Quote the listing below in its entirety, omitting every image.

**INFORMATION PROVIDED:**
•••••

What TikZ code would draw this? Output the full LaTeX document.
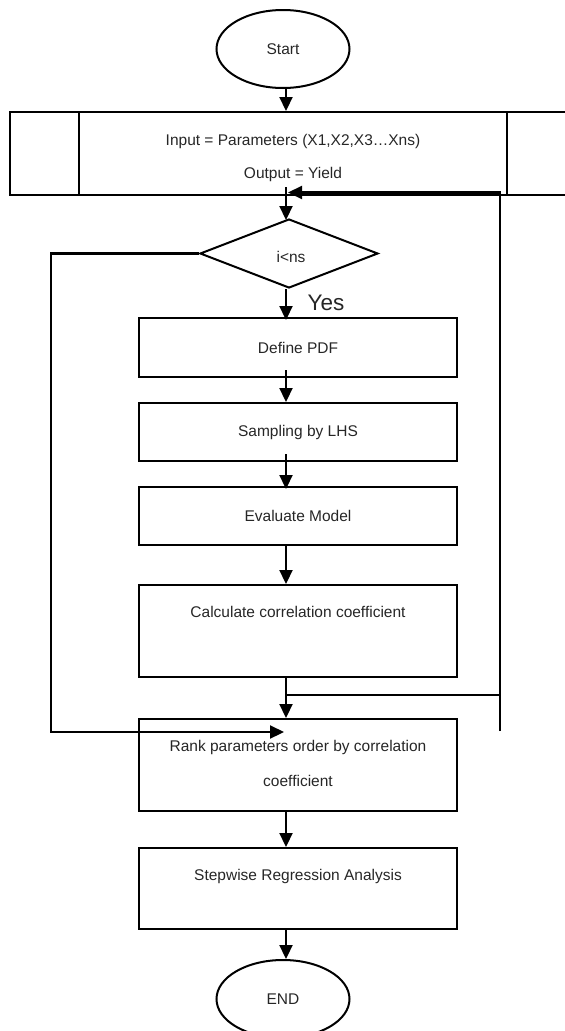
\documentclass[tikz,border=0pt]{standalone}
\usepackage{fontspec}
\setmainfont{Liberation Sans}
\usetikzlibrary{arrows.meta,shapes.geometric,calc}
\begin{document}
\begin{tikzpicture}[x=1pt,y=-1pt,
  every node/.style={text=black!85, font=\fontsize{15.5}{18}\selectfont},
  boxline/.style={draw=black, line width=2pt},
  procbox/.style={boxline, rectangle, minimum width=318pt, inner sep=0pt},
  terminal/.style={boxline, ellipse, minimum width=133pt, minimum height=78pt, inner sep=0pt},
  flow/.style={draw=black, line width=2.2pt, -{Triangle[length=14pt,width=13pt]}},
  plain/.style={draw=black, line width=2.2pt},
  txt/.style={inner sep=0pt, anchor=center}]
\useasboundingbox (0,0) rectangle (565,1031);
\clip (0,0) rectangle (565,1031);

% terminals
\node[terminal] (start) at (283,49) {Start};
\node[terminal] (stop) at (283,999) {END};

% input/output block with side bars
\node[boxline, rectangle, minimum width=570pt, minimum height=83pt, inner sep=0pt] (io) at (295,153.5) {};
\draw[boxline] (79,112) -- (79,195);
\draw[boxline] (507,112) -- (507,195);
\node[txt] (iotxt1) at (293,141) {Input = Parameters (X1,X2,X3…Xns)};
\node[txt] (iotxt2) at (293,174) {Output = Yield};

% decision
\node[boxline, diamond, minimum width=178pt, minimum height=69pt, inner sep=0pt] (cond) at (289,253.5) {};
\node[txt] (condtxt) at (291,257) {i<ns};
\node[txt, font=\fontsize{22.5}{26}\selectfont] (yes) at (326,303) {Yes};

% process steps
\node[procbox, minimum height=59pt] (pdf) at (298,347.5) {Define PDF};
\node[procbox, minimum height=58pt] (lhs) at (298,432) {Sampling by LHS};
\node[procbox, minimum height=58pt] (eval) at (298,516) {Evaluate Model};
\node[procbox, minimum height=92pt] (corr) at (298,631) {};
\node[txt] (corrtxt) at (298,612) {Calculate correlation coefficient};
\node[procbox, minimum height=92pt] (rank) at (298,765) {};
\node[txt] (ranktxt1) at (298,747) {Rank parameters order by correlation};
\node[txt] (ranktxt2) at (298,781) {coefficient};
\node[procbox, minimum height=81pt] (sra) at (298,888.5) {};
\node[txt] (sratxt) at (298,876) {Stepwise Regression Analysis};

% main spine
\coordinate (spine) at (286,0);
\coordinate (join) at (286,187);
\coordinate (branch) at (286,695);
\coordinate (rtop) at (500,192.5);
\coordinate (rtail) at (500,731);
\coordinate (lside) at (51,0);
\coordinate (rankin) at (284,732);

\draw[flow] (start.south -| spine) -- (io.north -| spine);
\draw[flow] (join) -- ([yshift=-2pt]cond.north -| spine);
\draw[flow] (cond.south -| spine) -- ([yshift=-3pt]pdf.north -| spine);
\draw[flow] ([yshift=8pt]pdf.south -| spine) -- (lhs.north -| spine);
\draw[flow] ([yshift=8pt]lhs.south -| spine) -- ([yshift=-3pt]eval.north -| spine);
\draw[flow] (eval.south -| spine) -- (corr.north -| spine);
\draw[flow] (corr.south -| spine) -- (rank.north -| spine);
\draw[flow] (rank.south -| spine) -- (sra.north -| spine);
\draw[flow] (sra.south -| spine) -- (stop.north -| spine);

% loop back to the decision
\draw[plain, line width=1.6pt] (branch) -- (branch -| rtop);
\draw[flow] (rtail) -- (rtop) -- (rtop -| 288,0);

% exit of the loop
\draw[flow] (cond.west) -- (cond.west -| lside) |- (rankin);
\end{tikzpicture}
\end{document}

•••••

**ANSWER TO THIS EXERCISE:**
What TikZ code would draw this? Output the full LaTeX document.
\documentclass[tikz,border=0pt]{standalone}
\usepackage{fontspec}
\setmainfont{Liberation Sans}
\usetikzlibrary{arrows.meta,shapes.geometric,calc}
\begin{document}
\begin{tikzpicture}[x=1pt,y=-1pt,
  every node/.style={text=black!85, font=\fontsize{15.5}{18}\selectfont},
  boxline/.style={draw=black, line width=2pt},
  procbox/.style={boxline, rectangle, minimum width=318pt, inner sep=0pt},
  terminal/.style={boxline, ellipse, minimum width=133pt, minimum height=78pt, inner sep=0pt},
  flow/.style={draw=black, line width=2.2pt, -{Triangle[length=14pt,width=13pt]}},
  plain/.style={draw=black, line width=2.2pt},
  txt/.style={inner sep=0pt, anchor=center}]
\useasboundingbox (0,0) rectangle (565,1031);
\clip (0,0) rectangle (565,1031);

% terminals
\node[terminal] (start) at (283,49) {Start};
\node[terminal] (stop) at (283,999) {END};

% input/output block with side bars
\node[boxline, rectangle, minimum width=570pt, minimum height=83pt, inner sep=0pt] (io) at (295,153.5) {};
\draw[boxline] (79,112) -- (79,195);
\draw[boxline] (507,112) -- (507,195);
\node[txt] (iotxt1) at (293,141) {Input = Parameters (X1,X2,X3…Xns)};
\node[txt] (iotxt2) at (293,174) {Output = Yield};

% decision
\node[boxline, diamond, minimum width=178pt, minimum height=69pt, inner sep=0pt] (cond) at (289,253.5) {};
\node[txt] (condtxt) at (291,257) {i<ns};
\node[txt, font=\fontsize{22.5}{26}\selectfont] (yes) at (326,303) {Yes};

% process steps
\node[procbox, minimum height=59pt] (pdf) at (298,347.5) {Define PDF};
\node[procbox, minimum height=58pt] (lhs) at (298,432) {Sampling by LHS};
\node[procbox, minimum height=58pt] (eval) at (298,516) {Evaluate Model};
\node[procbox, minimum height=92pt] (corr) at (298,631) {};
\node[txt] (corrtxt) at (298,612) {Calculate correlation coefficient};
\node[procbox, minimum height=92pt] (rank) at (298,765) {};
\node[txt] (ranktxt1) at (298,747) {Rank parameters order by correlation};
\node[txt] (ranktxt2) at (298,781) {coefficient};
\node[procbox, minimum height=81pt] (sra) at (298,888.5) {};
\node[txt] (sratxt) at (298,876) {Stepwise Regression Analysis};

% main spine
\coordinate (spine) at (286,0);
\coordinate (join) at (286,187);
\coordinate (branch) at (286,695);
\coordinate (rtop) at (500,192.5);
\coordinate (rtail) at (500,731);
\coordinate (lside) at (51,0);
\coordinate (rankin) at (284,732);

\draw[flow] (start.south -| spine) -- (io.north -| spine);
\draw[flow] (join) -- ([yshift=-2pt]cond.north -| spine);
\draw[flow] (cond.south -| spine) -- ([yshift=-3pt]pdf.north -| spine);
\draw[flow] ([yshift=8pt]pdf.south -| spine) -- (lhs.north -| spine);
\draw[flow] ([yshift=8pt]lhs.south -| spine) -- ([yshift=-3pt]eval.north -| spine);
\draw[flow] (eval.south -| spine) -- (corr.north -| spine);
\draw[flow] (corr.south -| spine) -- (rank.north -| spine);
\draw[flow] (rank.south -| spine) -- (sra.north -| spine);
\draw[flow] (sra.south -| spine) -- (stop.north -| spine);

% loop back to the decision
\draw[plain, line width=1.6pt] (branch) -- (branch -| rtop);
\draw[flow] (rtail) -- (rtop) -- (rtop -| 288,0);

% exit of the loop
\draw[flow] (cond.west) -- (cond.west -| lside) |- (rankin);
\end{tikzpicture}
\end{document}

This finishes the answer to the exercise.